Le jour de la Pentecôte, les Apôtres perçoivent des signes : ils entendent un bruit ; ce n’est pas vraiment un vent (nous dit le texte des Actes), mais c’est "un bruit semblable à un vent." Ils voient quelque chose ; ce n’est pas vraiment un feu, mais c’est "comme une sorte de feu."
Et le troisième signe, le plus important de tous : c’est qu’eux-mêmes se mettent à parler. Ce signe-là durera autant que l’Église.
Les signes qui leur sont donnés ce jour-là sont les signes d’une présence : une présence qui leur ouvre la bouche et les rend capables de communiquer leur foi, et qui, en même temps, ouvre le cœur de leurs auditeurs pour accueillir le message.
Jésus leur avait annoncé la venue de l’Esprit Saint, mais il est probable qu’ils n’avaient pas bien compris, et surtout qu’ils ne voyaient pas ce que pouvait être le rôle de l’Esprit pour faire d’eux des Apôtres. Jésus les avait choisis comme Apôtres et comme responsables de son Église, et ils pensaient sans doute que cette responsabilité était dans leurs moyens.
On rencontre parfois des gens qui ne doutent de rien, dans le monde politique ou dans la vie professionnelle ; et c’est beau la confiance en soi !
Il en faut un minimum : c’est un signe de bonne santé.
Il est vrai qu’on peut faire bien des choses sans l’Esprit Saint, mais il y a une chose qu’on ne peut pas faire : c’est entrer dans la vie des personnes divines : c’est un domaine qui dépasse les possibilités de notre nature humaine. Et il semblerait qu’on ne puisse pas non plus faire entrer les autres dans cette vie divine. On ne peut pas, avec nos seules capacités humaines, les faire entrer dans la vie éternelle.
Les Apôtres n’avaient pas compris ce qu’était le rôle de l’Esprit : comme principe de leur foi, et comme principe de leur mission d’Apôtres.
On a l’impression que, ce jour-là, ils sortent d’une période où ils avaient été totalement inconséquents avec leur foi.
Ils prennent conscience de l’inefficacité totale où ils ont vécu pendant ces cinquante jours, en tout cas par rapport à leur mission d’Apôtres. Ils comprennent qu’il n’y a pas d’efficacité apostolique sans la présence et la force de l’Esprit.
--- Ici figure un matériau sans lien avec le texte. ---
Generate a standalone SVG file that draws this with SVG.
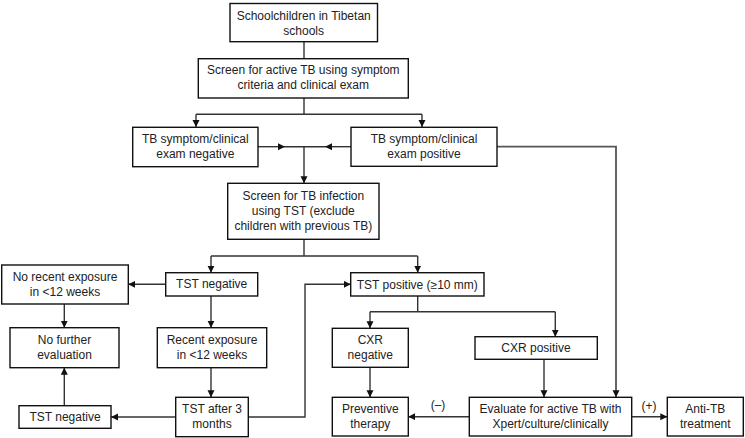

Et on peut constater en général que pour nous, comme pour les premiers Apôtres, Dieu nous laisse dans notre médiocrité tant qu’on n’a pas pris conscience du rôle de l’Esprit, tant qu’on n’a pas réalisé ce qu’il nous a donné depuis notre entrée dans l’Église par le Baptême, et tant qu’on n’a pas compris que lui seul peut faire de nous des témoins !
"Laissez-vous conduire par l’Esprit" dit saint Paul.
Mais attention : se laisser conduire par l’Esprit, ce n’est pas être passif.
Être un témoin c’est être agissant : prendre des engagements, et en même temps, savoir s’effacer, comprendre qu’on n’est qu’un instrument de l’Esprit de Dieu, et que lui seul peut convertir et sanctifier.
Ce qui est vrai pour soi-même comme pour les autres.
La sainteté exige que l’on fasse tout ce qui dépend de nous : c’est nécessaire, mais ce ce n’est pas suffisant… et tant qu’on ne comprend pas qu’elle est d’abord l’œuvre de l’Esprit, on n’avance pas.
Celui qui croit pouvoir se sanctifier seul est certain d’échouer.
De la même façon, être Apôtre, ce n’est pas être passif : c’est prendre des engagements au service de l’Église et de l’Évangile… mais si on croit pouvoir agir seul, on est certain d’échouer.
C’est le paradoxe de la mission d’Apôtre : on se donne tout entier pour une mission dont on sait qu’elle est sans proportion avec nos capacités.
C’est vrai pour tous ceux qui transmettent l’Évangile : prêtres, parents, catéchistes. Si on veut être plus malin que l’Évangile : escamoter ses exigences pour le rendre "acceptable", on ne peut pas être un instrument de l’Esprit.
Pour évangéliser, il ne faut pas être passif : il faut faire le pas, plonger, et, en même temps, se rappeler que seul l’Esprit de Dieu pourra changer les cœurs et rendre efficace notre engagement. Et si on a compris cela, il est plus facile de faire le pas.